QCOSTARICA – Costa Rica is home for thousands of Cubans leaving the island and the Castro regime. Now, that the US and Cuba are warming up to each other, what do the Cuban expats in Costa Rica think about all of this?
Rodolfo Santos is a Cuban living in Costa Rica for the last 45 years after being a political prisoner for five years, between 1964 and 1969. Along with Eduardo Ulibarri, a journalist who left Cuba in 1966, welcome the news, telling Ameliarueda.com it is impossible for Cuba to stay out of international economic trends and needs to broaden its horizons.
Both, like many others commenting on the social media, say it is too early to really say what will happen.

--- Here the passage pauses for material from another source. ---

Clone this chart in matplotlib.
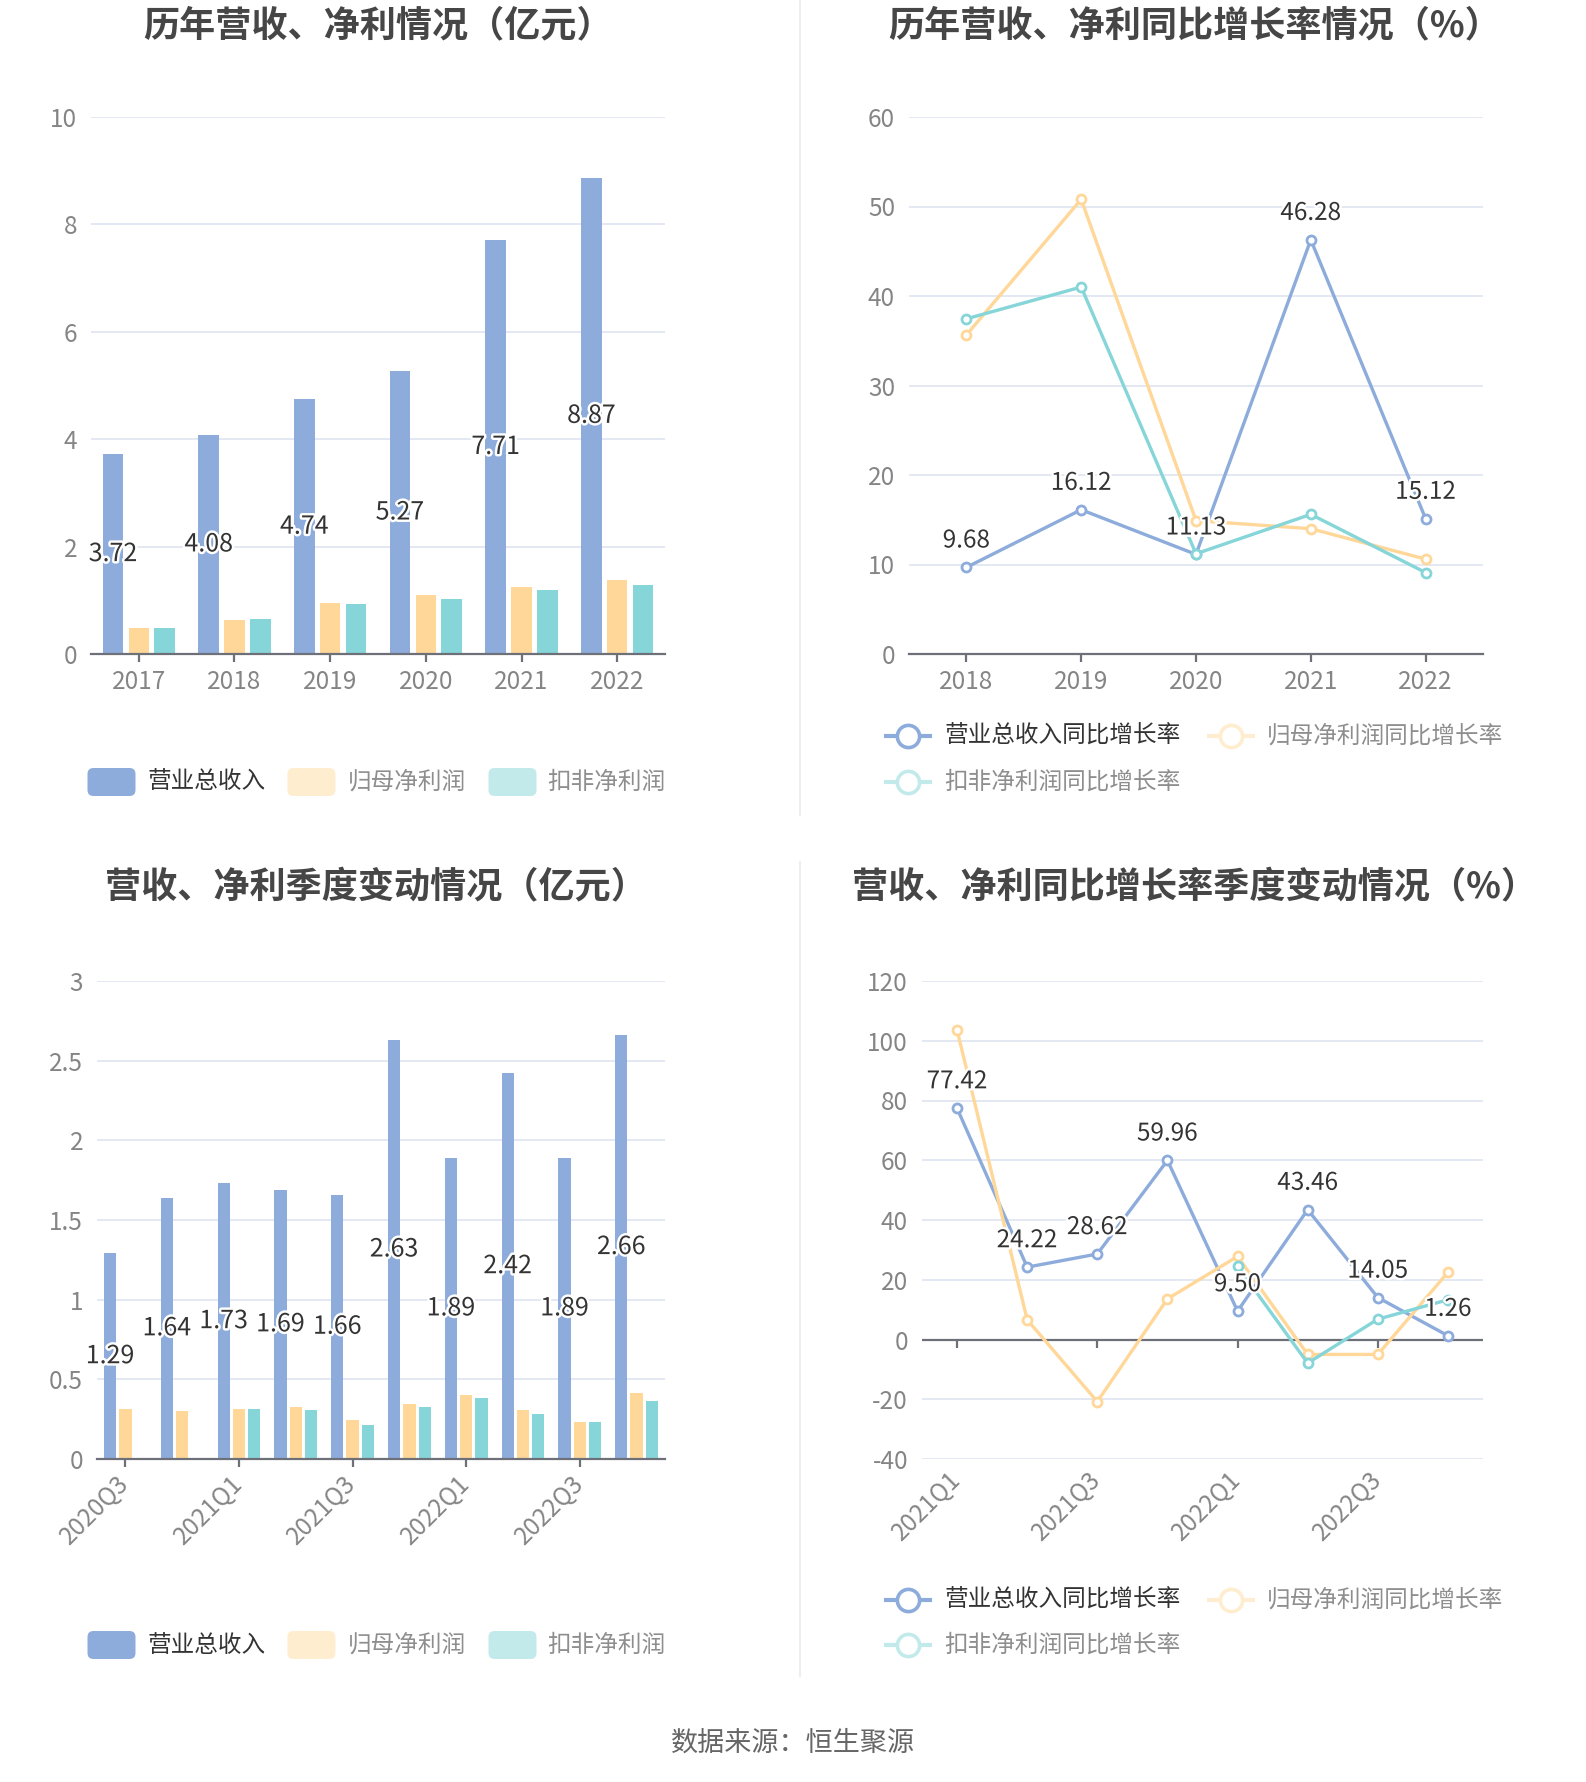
import matplotlib
matplotlib.use('Agg')
import matplotlib.pyplot as plt
import numpy as np
from matplotlib.patches import FancyBboxPatch
import matplotlib.patheffects as pe

plt.rcParams['font.family'] = ['Noto Sans CJK SC', 'DejaVu Sans']
plt.rcParams['axes.unicode_minus'] = False

# ---------------- data ----------------
years = ['2017', '2018', '2019', '2020', '2021', '2022']
rev = [3.72, 4.08, 4.74, 5.27, 7.71, 8.87]
parent_np = [0.48, 0.635, 0.955, 1.09, 1.245, 1.375]
deduct_np = [0.48, 0.65, 0.925, 1.02, 1.185, 1.29]

yoy_years = ['2018', '2019', '2020', '2021', '2022']
rev_yoy = [9.68, 16.12, 11.13, 46.28, 15.12]
parent_yoy = [35.65, 50.8, 14.9, 14.0, 10.6]
deduct_yoy = [37.45, 41.0, 11.2, 15.6, 9.1]

quarters = ['2020Q3', '2020Q4', '2021Q1', '2021Q2', '2021Q3',
            '2021Q4', '2022Q1', '2022Q2', '2022Q3', '2022Q4']
q_rev = [1.29, 1.64, 1.73, 1.69, 1.66, 2.63, 1.89, 2.42, 1.89, 2.66]
q_parent = [0.314, 0.303, 0.314, 0.324, 0.245, 0.343, 0.404, 0.305, 0.234, 0.414]
q_deduct = [np.nan, np.nan, 0.314, 0.305, 0.213, 0.324, 0.383, 0.285, 0.234, 0.364]

yoy_quarters = ['2021Q1', '2021Q2', '2021Q3', '2021Q4',
                '2022Q1', '2022Q2', '2022Q3', '2022Q4']
q_rev_yoy = [77.42, 24.22, 28.62, 59.96, 9.50, 43.46, 14.05, 1.26]
q_parent_yoy = [103.6, 6.6, -20.8, 13.6, 27.8, -5.0, -5.0, 22.5]
q_deduct_yoy = [np.nan, np.nan, np.nan, np.nan, 24.5, -7.9, 6.8, 13.3]

bar_names = ['营业总收入', '归母净利润', '扣非净利润']
line_names = ['营业总收入同比增长率', '归母净利润同比增长率', '扣非净利润同比增长率']

titles = ['历年营收、净利情况（亿元）', '历年营收、净利同比增长率情况（%）',
          '营收、净利季度变动情况（亿元）', '营收、净利同比增长率季度变动情况（%）']
source = '数据来源：恒生聚源'

# ---------------- style ----------------
BLUE = '#8DACDB'
ORANGE = '#FFD799'
TEAL = '#86D5D8'
ORANGE_L = '#FFEDD0'
TEAL_L = '#C3EAEB'
GRID = '#E0E6F1'
AXIS = '#6E7079'
TICK_C = '#858585'
LABEL_C = '#333333'
TICK_FS = 17.5

W, H = 1586, 1782
fig = plt.figure(figsize=(W / 100, H / 100), dpi=100)
fig.patch.set_facecolor('white')


def px_rect(x0, y0, x1, y1):
    return [x0 / W, 1 - y1 / H, (x1 - x0) / W, (y1 - y0) / H]


halo = [pe.withStroke(linewidth=3.5, foreground='white')]


def style_axis(ax, ylim, yticks, fmt):
    ax.set_ylim(*ylim)
    ax.set_yticks(yticks)
    ax.set_yticklabels([fmt(v) for v in yticks])
    for s in ['left', 'top', 'right']:
        ax.spines[s].set_visible(False)
    ax.spines['bottom'].set_color(AXIS)
    ax.spines['bottom'].set_linewidth(1.6)
    ax.yaxis.grid(True, color=GRID, lw=1.3)
    ax.set_axisbelow(True)
    ax.tick_params(axis='y', length=0, pad=10, labelsize=TICK_FS, labelcolor=TICK_C)
    ax.tick_params(axis='x', length=6, width=1.6, color=AXIS, pad=5,
                   labelsize=TICK_FS, labelcolor=TICK_C)


def bar_chart(ax, cats, s1, s2, s3, ylim, yticks, fmt, label_every, rotate):
    x = np.arange(len(cats))
    w, step = 0.216, 0.27
    ax.bar(x - step, s1, w, color=BLUE, zorder=2)
    ax.bar(x, s2, w, color=ORANGE, zorder=2)
    ax.bar(x + step, s3, w, color=TEAL, zorder=2)
    for xi, v in zip(x, s1):
        ax.text(xi - step, v / 2, f'{v:.2f}', ha='center', va='center',
                fontsize=18, color=LABEL_C, path_effects=halo, zorder=5)
    ax.set_xlim(-0.5, len(cats) - 0.5)
    style_axis(ax, ylim, yticks, fmt)
    tick_idx = x[::label_every]
    ax.set_xticks(tick_idx)
    if rotate:
        ax.set_xticklabels([cats[i] for i in tick_idx], rotation=45,
                           ha='right', va='center', rotation_mode='anchor')
        ax.tick_params(axis='x', pad=9)
    else:
        ax.set_xticklabels([cats[i] for i in tick_idx])


def line_chart(ax, cats, s1, s2, s3, ylim, yticks, fmt, label_every, rotate, zero_axis):
    x = np.arange(len(cats))
    for s, c in [(s1, BLUE), (s2, ORANGE), (s3, TEAL)]:
        ax.plot(x, s, color=c, lw=2.4, marker='o', markersize=6.5,
                markerfacecolor='white', markeredgecolor=c, markeredgewidth=2,
                zorder=3)
    for xi, v in zip(x, s1):
        ax.annotate(f'{v:.2f}', (xi, v), xytext=(0, 10), textcoords='offset points',
                    ha='center', va='bottom', fontsize=17.5, color=LABEL_C,
                    path_effects=halo, zorder=6)
    ax.set_xlim(-0.5, len(cats) - 0.5)
    style_axis(ax, ylim, yticks, fmt)
    tick_idx = x[::label_every]
    ax.set_xticks(tick_idx)
    if rotate:
        ax.set_xticklabels([cats[i] for i in tick_idx], rotation=45,
                           ha='right', va='center', rotation_mode='anchor')
    else:
        ax.set_xticklabels([cats[i] for i in tick_idx])
    if zero_axis:
        ax.spines['bottom'].set_visible(False)
        ax.tick_params(axis='x', length=0, pad=12)
        ax.axhline(0, color=AXIS, lw=1.6, zorder=2)
        frac = (0 - ylim[0]) / (ylim[1] - ylim[0])
        sec = ax.secondary_xaxis(frac)
        sec.set_xticks(tick_idx)
        sec.set_xticklabels([''] * len(tick_idx))
        sec.spines['bottom'].set_visible(False)
        sec.tick_params(axis='x', length=6, width=1.6, color=AXIS)


fmt_int = lambda v: f'{v:g}'

ax1 = fig.add_axes(px_rect(91, 117, 665, 654))
bar_chart(ax1, years, rev, parent_np, deduct_np, (0, 10), [0, 2, 4, 6, 8, 10],
          fmt_int, 1, False)

ax2 = fig.add_axes(px_rect(909, 117, 1483, 654))
line_chart(ax2, yoy_years, rev_yoy, parent_yoy, deduct_yoy, (0, 60),
           [0, 10, 20, 30, 40, 50, 60], fmt_int, 1, False, False)

ax3 = fig.add_axes(px_rect(97, 981, 665, 1459))
bar_chart(ax3, quarters, q_rev, q_parent, q_deduct, (0, 3),
          [0, 0.5, 1, 1.5, 2, 2.5, 3], fmt_int, 2, True)

ax4 = fig.add_axes(px_rect(922, 981, 1483, 1459))
line_chart(ax4, yoy_quarters, q_rev_yoy, q_parent_yoy, q_deduct_yoy, (-40, 120),
           [-40, -20, 0, 20, 40, 60, 80, 100, 120], fmt_int, 2, True, True)

# ---------------- overlay (titles, legends, dividers) ----------------
ov = fig.add_axes([0, 0, 1, 1], zorder=10)
ov.set_xlim(0, W)
ov.set_ylim(H, 0)
ov.axis('off')

title_kw = dict(ha='center', va='center', fontsize=26, fontweight='bold', color='#464646')
ov.text(378, 26, titles[0], **title_kw)
ov.text(1195, 26, titles[1], **title_kw)
ov.text(376, 888, titles[2], **title_kw)
ov.text(1195, 888, titles[3], **title_kw)

ov.plot([800, 800], [0, 815], color='#EEEEEE', lw=1.5)
ov.plot([800, 800], [862, 1676], color='#EEEEEE', lw=1.5)

ov.text(793, 1743, source, ha='center', va='center', fontsize=19.5, color='#666666')


def bar_legend(yc):
    items = [(87.5, 147.7, BLUE, '#333333'), (287.4, 347.6, ORANGE_L, '#8E8E8E'),
             (488.5, 547.6, TEAL_L, '#8E8E8E')]
    for (px, tx, c, tc), name in zip(items, bar_names):
        ov.add_patch(FancyBboxPatch((px, yc - 14), 48, 28,
                                    boxstyle='round,pad=0,rounding_size=6',
                                    fc=c, ec='none'))
        ov.text(tx, yc, name, ha='left', va='center', fontsize=17, color=tc)


def line_legend(y1, y2):
    items = [(908, 944, y1, BLUE, '#333333'), (1230.5, 1267, y1, ORANGE_L, '#8E8E8E'),
             (908, 944, y2, TEAL_L, '#8E8E8E')]
    for (cx, tx, yc, c, tc), name in zip(items, line_names):
        ov.plot([cx - 24, cx + 24], [yc, yc], color=c, lw=3, solid_capstyle='butt')
        ov.plot([cx], [yc], marker='o', markersize=16, markerfacecolor='white',
                markeredgecolor=c, markeredgewidth=2.6)
        ov.text(tx, yc, name, ha='left', va='center', fontsize=17, color=tc)


bar_legend(782)
bar_legend(1645)
line_legend(736, 782)
line_legend(1600, 1645)

fig.savefig('out.png', dpi=100, facecolor='white')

And what they will do.
In the decades past, many Cubans reaching the shores of Costa Rica stayed in the country, building a life here.
For many others Costa Rica was and continues to be a spring-board to the United States.

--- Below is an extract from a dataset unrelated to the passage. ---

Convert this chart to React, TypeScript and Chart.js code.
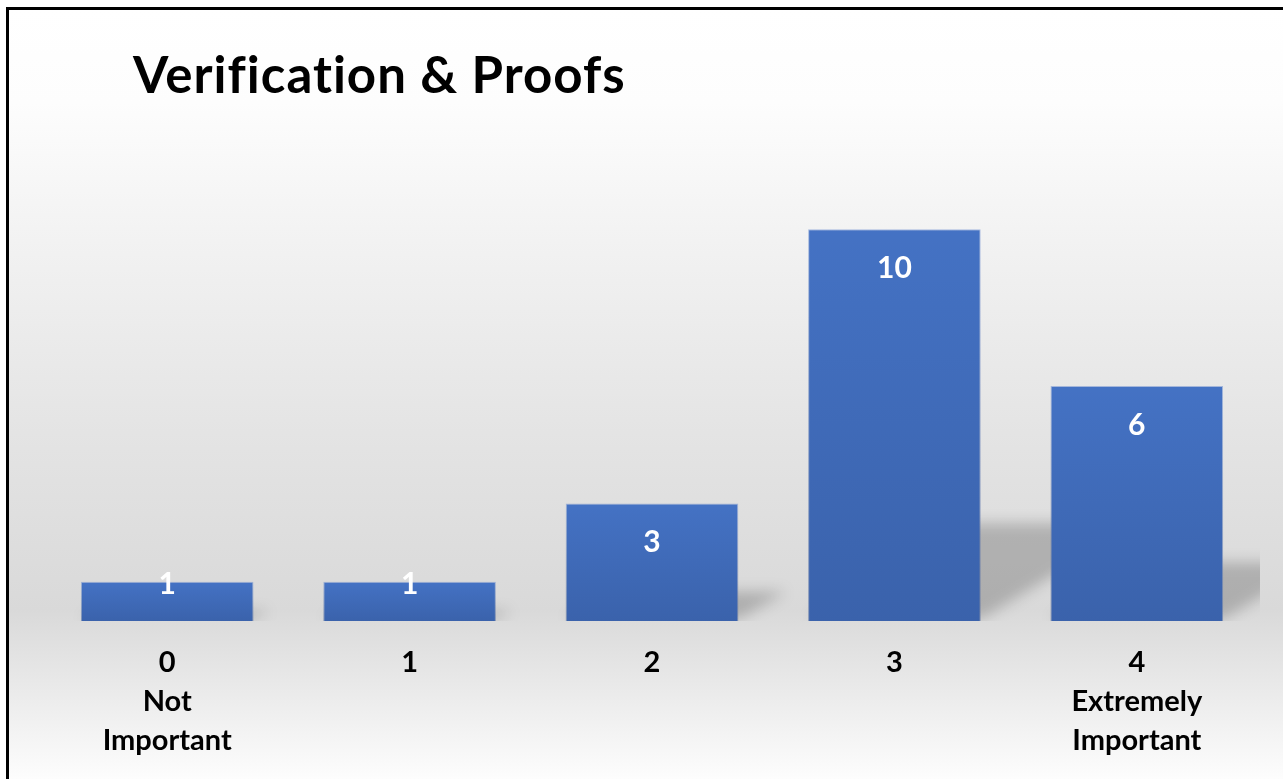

According to Kathya Rodríguez, director of Migración y Extranjería (immigration service), a total of 3.733 Cubans entered Costa Rica illegally between January and November of this year, entering mainly at the border with Panama.
Currently, there are nine Cubans, in the country illegally, in the Centro de Aprehensión para Extranjeros en Tránsito – the immigration detention centre in Hatillo.
“They arrive undocumented, facing deportation, but having no passport, the process is complicated. We give them an appointment to appear the next day, but they do not appear,” explains Rodríguez.
The immigration director said the nine in detention were caught a second time, trying to outwit immigration police. The main problem for the immigration service is the lack of resources and infrastructure to keep the illegals in detention. The Hatillo centre only has room for 60 detainees. And when it comes to Cubans, the process is slow because the Cuban consulate is slow to respond.
Director Rodríguez added that the massive influx of Cubans increased in 2012 when 2.276 illegal Cubans passed through Costa Rica.
The changes in US policy towards Cuba may change all that.